Telling stories is the first step in manifesting their reality, as highlighted by Susan Griffin’s essay, “To Love the Marigold,” in Loeb’s book. The surrealist poet Robert Desnos was imprisoned in a concentration camp during World War II. When he was taken to the gas chambers, he jumps into the line and asks to see the hand of one of the condemned behind him. “Oh, you have a very long lifeline,” he says. “And many children yet to be born.” He did this, enthusiastically, for all the would-be gasees in the truck. The guards didn’t march them into the chambers. They returned them to the camp, where at least one of them lived to tell the tale. (Desnos died of typhoid shortly after the camps were liberated.)
The power of story-telling accounts in large part, I believe, for the effectiveness of affirmations.
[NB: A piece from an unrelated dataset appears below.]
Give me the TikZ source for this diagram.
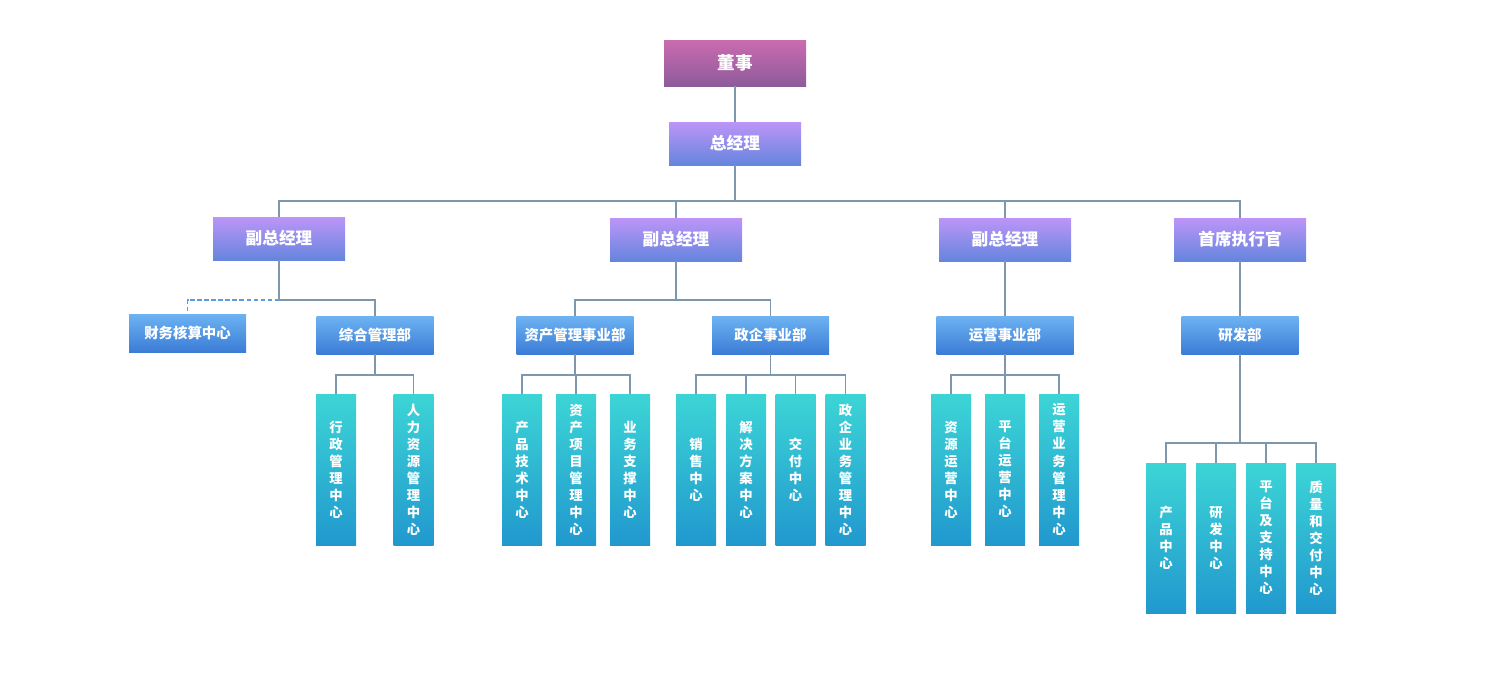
\documentclass[tikz,border=0pt]{standalone}
\usepackage{fontspec}
\setmainfont{Noto Sans CJK SC}
\definecolor{boardTop}{HTML}{CB6BB0}
\definecolor{boardBot}{HTML}{8D5B9B}
\definecolor{mgrTop}{HTML}{BC95F7}
\definecolor{mgrBot}{HTML}{6585DE}
\definecolor{deptTop}{HTML}{6DB3F2}
\definecolor{deptBot}{HTML}{3B7CD6}
\definecolor{leafTop}{HTML}{3CD5D6}
\definecolor{leafBot}{HTML}{2198CE}
\definecolor{lineCol}{HTML}{7E97AD}
\definecolor{dashCol}{HTML}{5A9BE3}

\begin{document}
\begin{tikzpicture}[x=0.02cm,y=-0.02cm,
        box/.style = {inner sep=0pt,text=white,align=center},
        boardNode/.style = {box,top color=boardTop,bottom color=boardBot,
            minimum width=142*0.02cm,minimum height=46*0.02cm,
            font=\bfseries\fontsize{10}{12}\selectfont},
        mgrNode/.style = {box,top color=mgrTop,bottom color=mgrBot,
            minimum width=132*0.02cm,minimum height=43*0.02cm,
            font=\bfseries\fontsize{9.5}{11}\selectfont},
        deptNode/.style = {box,top color=deptTop,bottom color=deptBot,
            minimum width=117*0.02cm,minimum height=38*0.02cm,
            font=\bfseries\fontsize{8.2}{10}\selectfont},
        leafNode/.style = {box,top color=leafTop,bottom color=leafBot,
            minimum width=40*0.02cm,minimum height=151*0.02cm,
            font=\bfseries\fontsize{7.6}{9.7}\selectfont},
        link/.style = {draw=lineCol,line width=1.1pt},
        dashLink/.style = {draw=dashCol,line width=0.9pt,dash pattern=on 2.5pt off 1.5pt}
        ]
        \useasboundingbox (0,0) rectangle (1500,683);
        % top of the tree
        \node[boardNode] (board) at (735,63) {董事};
        \node[mgrNode] (gm) at (735,143.5) {总经理};
        \node[mgrNode] (vpA) at (279,238.5) {副总经理};
        \node[mgrNode] (vpB) at (676,239.5) {副总经理};
        \node[mgrNode] (vpC) at (1005,239.5) {副总经理};
        \node[mgrNode] (ceo) at (1240,239.5) {首席执行官};
        % departments
        \node[deptNode] (finance) at (187.5,333) {财务核算中心};
        \node[deptNode] (admin) at (375,335) {综合管理部};
        \node[deptNode] (asset) at (575,335) {资产管理事业部};
        \node[deptNode] (gov) at (770.5,335) {政企事业部};
        \node[deptNode,minimum width=137*0.02cm] (ops) at (1005,335) {运营事业部};
        \node[deptNode] (rnd) at (1240,335) {研发部};
        % centres
        \node[leafNode] (adminA) at (336,469.5) {行\\政\\管\\理\\中\\心};
        \node[leafNode] (adminB) at (413.5,469.5) {人\\力\\资\\源\\管\\理\\中\\心};
        \node[leafNode] (assetA) at (522,469.5) {产\\品\\技\\术\\中\\心};
        \node[leafNode] (assetB) at (576,469.5) {资\\产\\项\\目\\管\\理\\中\\心};
        \node[leafNode] (assetC) at (630,469.5) {业\\务\\支\\撑\\中\\心};
        \node[leafNode] (govA) at (696,469.5) {销\\售\\中\\心};
        \node[leafNode] (govB) at (746,469.5) {解\\决\\方\\案\\中\\心};
        \node[leafNode] (govC) at (795.5,469.5) {交\\付\\中\\心};
        \node[leafNode] (govD) at (845.5,469.5) {政\\企\\业\\务\\管\\理\\中\\心};
        \node[leafNode] (opsA) at (951,469.5) {资\\源\\运\\营\\中\\心};
        \node[leafNode] (opsB) at (1005,469.5) {平\\台\\运\\营\\中\\心};
        \node[leafNode] (opsC) at (1059,469.5) {运\\营\\业\\务\\管\\理\\中\\心};
        \node[leafNode,minimum height=150*0.02cm] (rndA) at (1166,538) {产\\品\\中\\心};
        \node[leafNode,minimum height=150*0.02cm] (rndB) at (1216,538) {研\\发\\中\\心};
        \node[leafNode,minimum height=150*0.02cm] (rndC) at (1266,538) {平\\台\\及\\支\\持\\中\\心};
        \node[leafNode,minimum height=150*0.02cm] (rndD) at (1316,538) {质\\量\\和\\交\\付\\中\\心};
        % bus points
        \coordinate (topBus) at (735,201);
        \coordinate (vpABus) at (279,300);
        \coordinate (vpBBus) at (676,300);
        \coordinate (adminBus) at (375,375);
        \coordinate (assetBus) at (575,375);
        \coordinate (govBus) at (770.5,375);
        \coordinate (opsBus) at (1005,375);
        \coordinate (rndBus) at (1240,443);
        % connectors
        \draw[link] (board) -- (gm);
        \draw[link] (gm) -- (topBus);
        \draw[link] (vpA.north) |- (topBus) -| (ceo.north);
        \draw[link] (vpB.north) -- (vpB.north |- topBus);
        \draw[link] (vpC.north) -- (vpC.north |- topBus);
        \draw[link] (vpA) -- (vpABus) -| (admin.north);
        \draw[dashLink] (vpABus) -| (finance.north);
        \draw[link] (vpB) -- (vpBBus);
        \draw[link] (asset.north) |- (vpBBus) -| (gov.north);
        \draw[link] (vpC) -- (ops);
        \draw[link] (ceo) -- (rnd);
        \draw[link] (admin) -- (adminBus);
        \draw[link] (adminA.north) |- (adminBus) -| (adminB.north);
        \draw[link] (asset) -- (assetBus);
        \draw[link] (assetA.north) |- (assetBus) -| (assetC.north);
        \draw[link] (assetB.north) -- (assetB.north |- assetBus);
        \draw[link] (gov) -- (govBus);
        \draw[link] (govA.north) |- (govBus) -| (govD.north);
        \draw[link] (govB.north) -- (govB.north |- govBus);
        \draw[link] (govC.north) -- (govC.north |- govBus);
        \draw[link] (ops) -- (opsBus);
        \draw[link] (opsA.north) |- (opsBus) -| (opsC.north);
        \draw[link] (opsB.north) -- (opsB.north |- opsBus);
        \draw[link] (rnd) -- (rndBus);
        \draw[link] (rndA.north) |- (rndBus) -| (rndD.north);
        \draw[link] (rndB.north) -- (rndB.north |- rndBus);
        \draw[link] (rndC.north) -- (rndC.north |- rndBus);
\end{tikzpicture}
\end{document}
Although, as I write “I, Lesley Fay Howard, am a brilliant and prolific writer,” there is a part of my brain muttering in the corner, “Jane Austen didn’t do this sh*t.” Though of course I have no idea what Austen told herself to persevere in writing. Because no doubt about it, writing – creating art of any sort – requires a semi-insane sort of doggedness possible only in a self-generated, alternative reality.
When I manage to fill my proverbial “womb” with good nutrition for my creative soul, I do better. I write more when I go into my office and sit down. I write more thoughtfully when I’m reading poetry (seared kale!) than when I’m reading plot-boilers (thick slabs of yule log cake).
So why is it a daily challenge to practice the better habits I know make me feel better, make me more productive? I want to note that my mommy hat is large during the holidays: “I can’t possibly go to my office and write with both boys home. I need to cook, clean, set a gorgeous table, etcetera. I don’t have servants! Did Austen have to do all this work?! No, her holiday work was done for her! If I had servants, this mommy hat wouldn’t interfere with my writing!”
That, dear reader, is writerly dodging of the first, and deepest, degree. The good-ish news is that I recognize my dodges more speedily, and correct my course accordingly. I’ve learned to set my alarm half an hour earlier so I can sit my butt at my desk and do some writing before the late-dawning winter sunshine wakes the kids. I call it “better than nothing” writing, and altho’ my time constraints are real, I need to sit and ponder and scribble without someone asking me whether they can download an app that will make their online character look like a pig. (Really? Really. Good gawd.)
Thus far, better-than-nothing writing satisfies me enough to reduce the otherwise-appealing distraction of setting the prettiest table, and that in turn enables me to re-align my mommy hat such that its brim doesn’t obscure my writer’s desk. And if some ten year old reallyreallyreally wants that pig-skin app after leaving mama alone, I have the wherewithal to download said app without distracting my despairing muse with an online order of my own (candles! Napkins! I need these for the prettiest table!). As if she’d be truly satisfied with the superficialities in the long run. I’ve tried buying her off. She has yet to accept such trickery, clobbering me with mild depression, general angst, and the exploding head I’ve referred to in earlier posts. But if I can grant her sixty minutes, my writing maintains a steady albeit slower-than-I’d-like pace during the times when the mommy hat is large.
“Steady on” is the story I’m going to tell myself in 2012. I’ll keep up with the affirmations, too, sarcastic muttering in the dark corners of my brain notwithstanding.
A perfect gathering of wisdom to welcome 2012! Thank you Lesley and Happy New Year!